Total rate at which electrical energy is dissipated by resistors

[24karatbear]

Homework Statement

A resistor with R₁ = 25.0Ω is connected to a battery that has negligible internal resistance and electrical energy is dissipated by R₁ at a rate of 36.0W. If a second resistor R₂ = 15.0Ω is connected in series with R₁, what is the total rate at which electrical energy is dissipated by the two resistors?

Homework Equations

Equivalent resistance (series) = R₁ + R₂ + ... + R_n
Power output = V_abI = I²R = (V²)/R

The Attempt at a Solution

Since the two resistors are in series, I used the above equation to find R_eq = 40.0Ω. However, my goal is to find the total rate at which electrical energy is dissipated by both resistors (i.e., the power output), so I need to use one of the expressions for power to obtain my solution.

I chose to use I²R to find the power output, so I solved for current to get 1.2A. Since resistors in series have the same current going through them, R_eq should also have the same current going through it (please correct me if I'm wrong). So, I reused this expression to find the total power output of the combined resistors R_eq to obtain 57.6W.

The problem is that my textbook's solution manual gets a different answer, and they use a different expression to solve for power output (they use (V²)/R). I thought that we can just choose any expression. Can anyone explain why my answer is wrong?

 

[ehild]

Homework Statement

A resistor with R₁ = 25.0Ω is connected to a battery that has negligible internal resistance and electrical energy is dissipated by R₁ at a rate of 36.0W. If a second resistor R₂ = 15.0Ω is connected in series with R₁, what is the total rate at which electrical energy is dissipated by the two resistors?

Homework Equations

Equivalent resistance (series) = R₁ + R₂ + ... + R_n
Power output = V_abI = I²R = (V²)/R

The Attempt at a Solution

Since the two resistors are in series, I used the above equation to find R_eq = 40.0Ω. However, my goal is to find the total rate at which electrical energy is dissipated by both resistors (i.e., the power output), so I need to use one of the expressions for power to obtain my solution.

I chose to use I²R to find the power output, so I solved for current to get 1.2A.

How did you get that current?

 

[24karatbear]

I used:

I²R = power

and solved for I using 36.0W for power and 25.0Ω for R.

 

[ehild]

I used:

I²R = power

and solved for I using 36.0W for power and 25.0Ω for R.

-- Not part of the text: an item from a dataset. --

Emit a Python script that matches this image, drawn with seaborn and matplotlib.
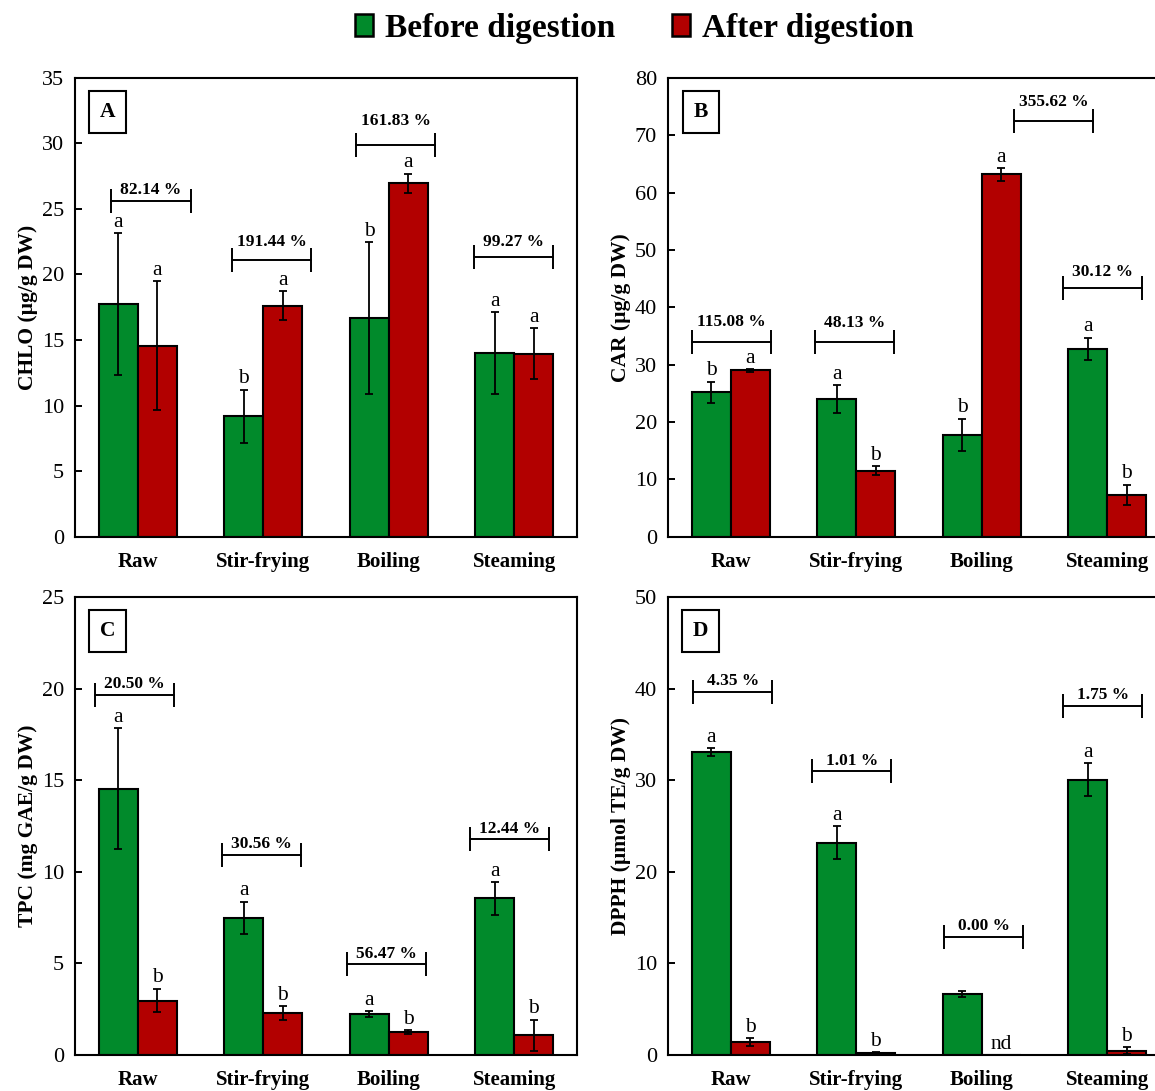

Using the same battery, the voltage across the two resistors in series stays the same, but the current is less.

 

[24karatbear]

Hi ehild,

Thank you for your response! I am a bit confused now, though. Here is what my textbook says (word for word) about resistors in series:

If resistors are in series, the current I must be the same in all of them. (As we discussed in the previous chapter, current is not "used up" as it passes through a circuit.) The potential differences across each resistor need not be the same (except in the special case where all resistances are equal).

Am I perhaps missing something?

 

[gneill]

Yes, the current through series resistors is the same in all of them. But it will be a different current if the total resistance of the series string is different, assuming the same total potential difference is across the string.

In this case you've changed the total resistance by adding another resistor to the string, but the total potential difference remains the same because the battery is the same as before.

 

[24karatbear]

Yes, the current through series resistors is the same in all of them. But it will be a different current if the total resistance of the series string is different, assuming the same total potential difference is across the string.

In this case you've changed the total resistance by adding another resistor to the string, but the total potential difference remains the same because the battery is the same as before.

Ahhhh, I get it now! It seems that I was overlooking the fact that a second resistor was added to the circuit and not originally a part of it. Thank you so much for explaining that - it makes a whole lot of sense now. I appreciate your help ehild and gneill!